Die Rechtswahrnehmungsgleichheit fordert eine weitgehende Angleichung der Situation von Bemittelten und Unbemittelten im Bereich des gerichtlichen wie außergerichtlichen Rechtsschutzes (vgl. BVerfGE 122, 39 ≪48 f.≫; BVerfG, Beschluss der 2. Kammer des Ersten Senats vom 11. Mai 2009 – 1 BvR 1517/08 –, NJW 2009, S. 3417). Dabei ist der Unbemittelte einem solchen Bemittelten gleichzustellen, der bei seiner Entscheidung für die Inanspruchnahme von Rechtsrat auch die hierdurch entstehenden Kosten berücksichtigt und vernünftig abwägt (vgl. BVerfGE 81, 347 ≪357≫; 122, 39 ≪51≫; BVerfG, Beschluss der 2. Kammer des Ersten Senats vom 11. Mai 2009 – 1 BvR 1517/08 –, NJW 2009, S. 3417). Ein kostenbewusster Rechtsuchender wird dabei insbesondere prüfen, inwieweit er fremde Hilfe zur effektiven Ausübung seiner Verfahrensrechte braucht oder selbst dazu in der Lage ist.
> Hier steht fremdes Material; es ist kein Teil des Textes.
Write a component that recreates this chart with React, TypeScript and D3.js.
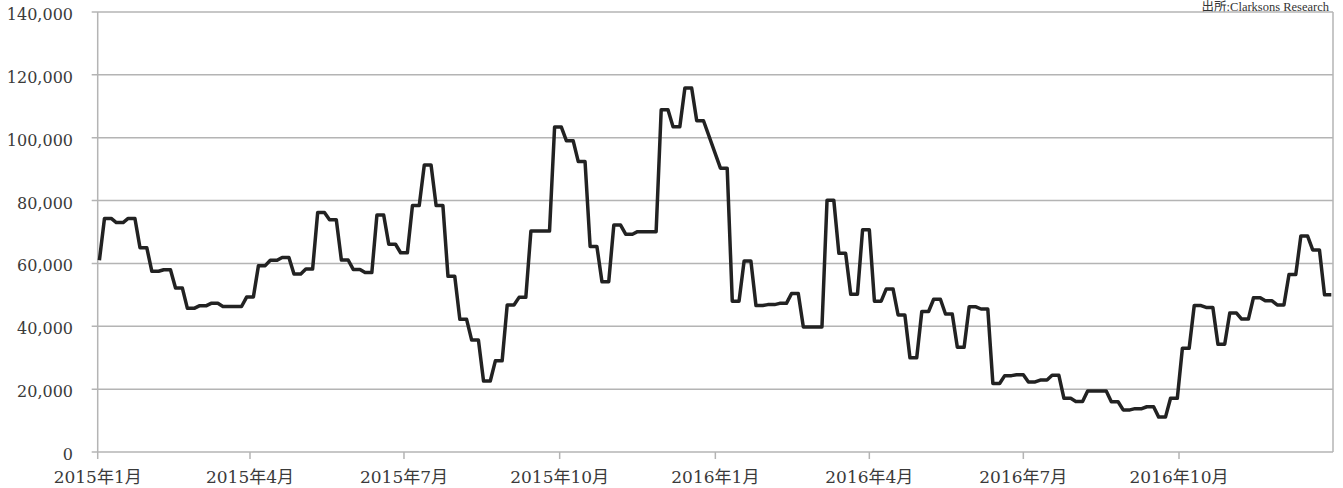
import * as d3 from "d3"

// weekly values (one value held Mon–Fri), week 0 = week ending Fri 2015-01-02
const values2015 = [
  61000, 74300, 73000, 74300, 65000, 57500, 58000, 52200, 45700, 46500,
  47300, 46300, 46300, 49300, 59300, 61000, 61900, 56600, 58200, 76200,
  73900, 61100, 58100, 57100, 75400, 66100, 63400, 78400, 91300, 78400,
  55900, 42200, 35600, 22600, 29000, 46800, 49200, 70300, 70300, 103400,
  99000, 92400, 65400, 54200, 72200, 69300, 70100, 70100, 108900, 103500,
  115800, 105400, null,
]
// week starting Mon 2016-01-04 onwards
const values2016 = [
  90300, 48000, 60800, 46600, 46900, 47300, 50400, 39800, 39800, 80100,
  63200, 50200, 70700, 48000, 51900, 43600, 30000, 44700, 48600, 43900,
  33300, 46200, 45500, 21800, 24300, 24600, 22300, 22900, 24400, 17100,
  16100, 19400, 19400, 16000, 13400, 13800, 14400, 11100, 17100, 33000,
  46600, 46000, 34300, 44200, 42300, 49100, 48100, 46800, 56500, 68700,
  64300, 50000,
]
const yTicks = [0, 20000, 40000, 60000, 80000, 100000, 120000, 140000]
const sourceLabel = "出所:Clarksons Research"

const W = 1343
const H = 488
const firstFriday = new Date(Date.UTC(2015, 0, 2))

type Pt = { date: Date; value: number }

function buildPoints(): Pt[] {
  const weekly = [...values2015, ...values2016]
  const pts: Pt[] = []
  weekly.forEach((v, k) => {
    if (v == null) return
    const fri = d3.utcDay.offset(firstFriday, 7 * k)
    if (k > 0) pts.push({ date: d3.utcDay.offset(fri, -4), value: v })
    pts.push({ date: fri, value: v })
  })
  return pts
}

export default function App() {
  const data = buildPoints()
  const x = d3
    .scaleUtc()
    .domain([new Date(Date.UTC(2015, 0, 1)), new Date(Date.UTC(2016, 11, 31))])
    .range([97.7, 1333])
  const y = d3.scaleLinear().domain([0, 140000]).range([452, 12])

  const line = d3
    .line<Pt>()
    .x((d) => x(d.date))
    .y((d) => y(d.value))

  const xTicks = d3.utcMonth.every(3)!.range(new Date(Date.UTC(2015, 0, 1)), new Date(Date.UTC(2016, 11, 2)))
  const fmtY = d3.format(",")
  const [x0, x1] = x.range()

  return (
    <svg
      width={W}
      height={H}
      style={{ position: "absolute", left: 0, top: 0, background: "#fff" }}
    >
      <text
        x={1329}
        y={11}
        textAnchor="end"
        fontFamily="Liberation Serif, Noto Sans CJK JP"
        fontSize={12.5}
        fill="#333"
      >
        {sourceLabel}
      </text>

      {yTicks.map((t) => (
        <g key={t}>
          <line x1={x0 - 6} x2={x1} y1={y(t)} y2={y(t)} stroke="#b4b4b4" strokeWidth={1.5} />
          <text
            x={73}
            y={y(t) + 8}
            textAnchor="end"
            fontFamily="DejaVu Serif, Noto Sans CJK JP"
            fontSize={16}
            fill="#3a3a3a"
          >
            {fmtY(t)}
          </text>
        </g>
      ))}

      <line x1={x0} x2={x0} y1={y(140000)} y2={y(0)} stroke="#b4b4b4" strokeWidth={1.5} />
      <line x1={x1} x2={x1} y1={y(140000)} y2={y(0)} stroke="#b4b4b4" strokeWidth={1.5} />

      {xTicks.map((d) => (
        <g key={d.toISOString()}>
          <line x1={x(d)} x2={x(d)} y1={y(0)} y2={y(0) + 7} stroke="#b4b4b4" strokeWidth={1.5} />
          <text
            x={x(d)}
            y={483}
            textAnchor="middle"
            fontFamily="DejaVu Serif, Noto Sans CJK JP"
            fontSize={17}
            fill="#3a3a3a"
          >
            {`${d.getUTCFullYear()}年${d.getUTCMonth() + 1}月`}
          </text>
        </g>
      ))}

      <path
        d={line(data) ?? ""}
        fill="none"
        stroke="#222"
        strokeWidth={3.5}
        strokeLinejoin="round"
      />
    </svg>
  )
}
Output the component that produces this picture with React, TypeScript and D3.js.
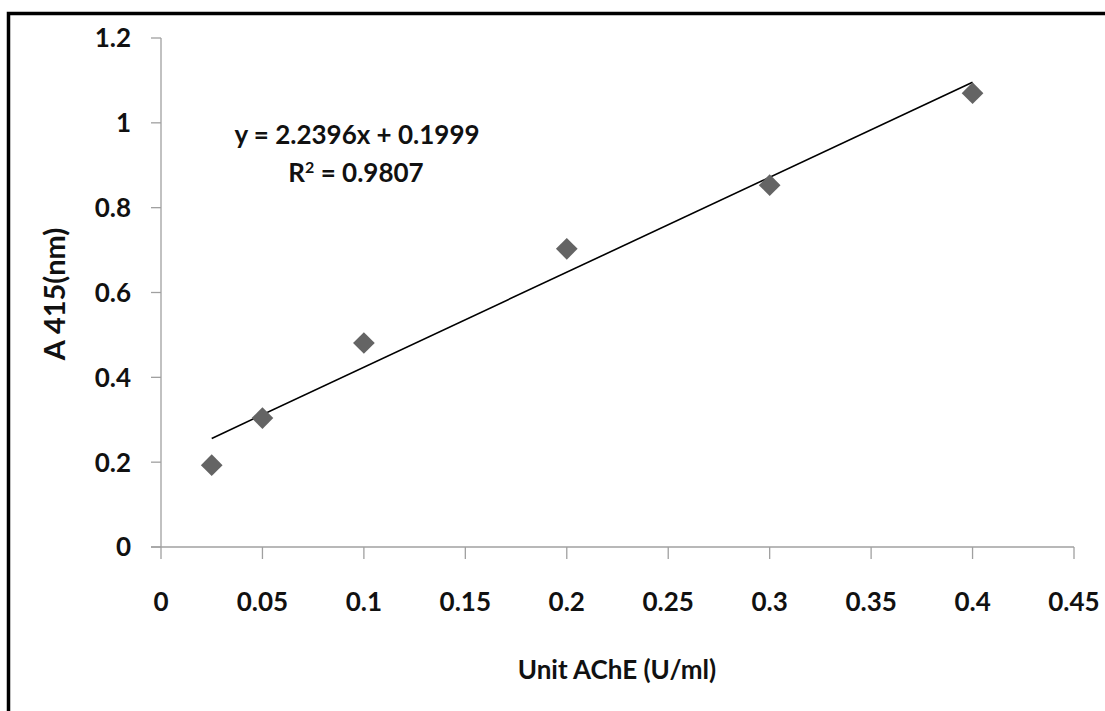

Bei der Auslegung des Beratungshilfegesetzes und insbesondere des Merkmals der Mutwilligkeit (§ 1 Abs. 1 Nr. 3 BerHG) hat das Amtsgericht eine Abwägung im Einzelfall zu treffen. Das Bundesverfassungsgericht kann die Wertung des Amtsgerichts nur daraufhin überprüfen, ob es die Bedeutung oder Reichweite der Rechtswahrnehmungsgleichheit verkannt hat. Dabei ist von dem Vortrag auszugehen, der der Entscheidung des Amtsgerichts zugrunde lag.
Anders als der pauschale Verweis auf die Beratungspflicht der Behörde im Widerspruchsverfahren (vgl. BVerfG, NJW 2009, S. 3417) überschreitet die Wertung des hier vorliegenden richterlichen Beschlusses, wonach zunächst Eigeninitiative der Beschwerdeführerin erwartet werden könne, die Grenzen der Rechtswahrnehmungsgleichheit nicht. Soweit die Beschwerdeführerin den Bescheid, auf den sich die Vollstreckungsankündigung bezog, noch nicht einmal kannte, lässt dies entweder auf Nachlässigkeit in eigenen Angelegenheiten oder auf ein offensichtliches Versehen der Behörde schließen. Es darf in einer solchen Situation von einer Rechtsuchenden erwartet werden, durch eine Nachfrage bei der Behörde den Sachverhalt zumindest in groben Zügen zunächst selbst aufzuklären.
Zu einer zumutbaren Eigeninitiative gehört hier der Versuch, sich die wesentlichen Unterlagen zu beschaffen und bei der Behörde nach der Existenz des Bescheids zu fragen. Es ist nicht ersichtlich, dass diese Schritte von der Beschwerdeführerin unternommen wurden. Ein bemittelter kostenbewusster Rechtsuchender würde einen Rechtsanwalt nicht bereits zu einer derartigen Geschäftsbesorgung, sondern erst zur Klärung von Rechtsfragen beauftragen.
Soweit sich die Beschwerdeführerin auf den Druck der bevorstehenden Zwangsvollstreckung beruft, so ist damit noch nicht hinreichend erklärt, warum eine Nachfrage bei der Behörde zum Sachverhalt nicht in Frage käme.
Von einer weiteren Begründung wird nach § 93d Abs. 1 Satz 3 BVerfGG abgesehen.
Diese Entscheidung ist unanfechtbar.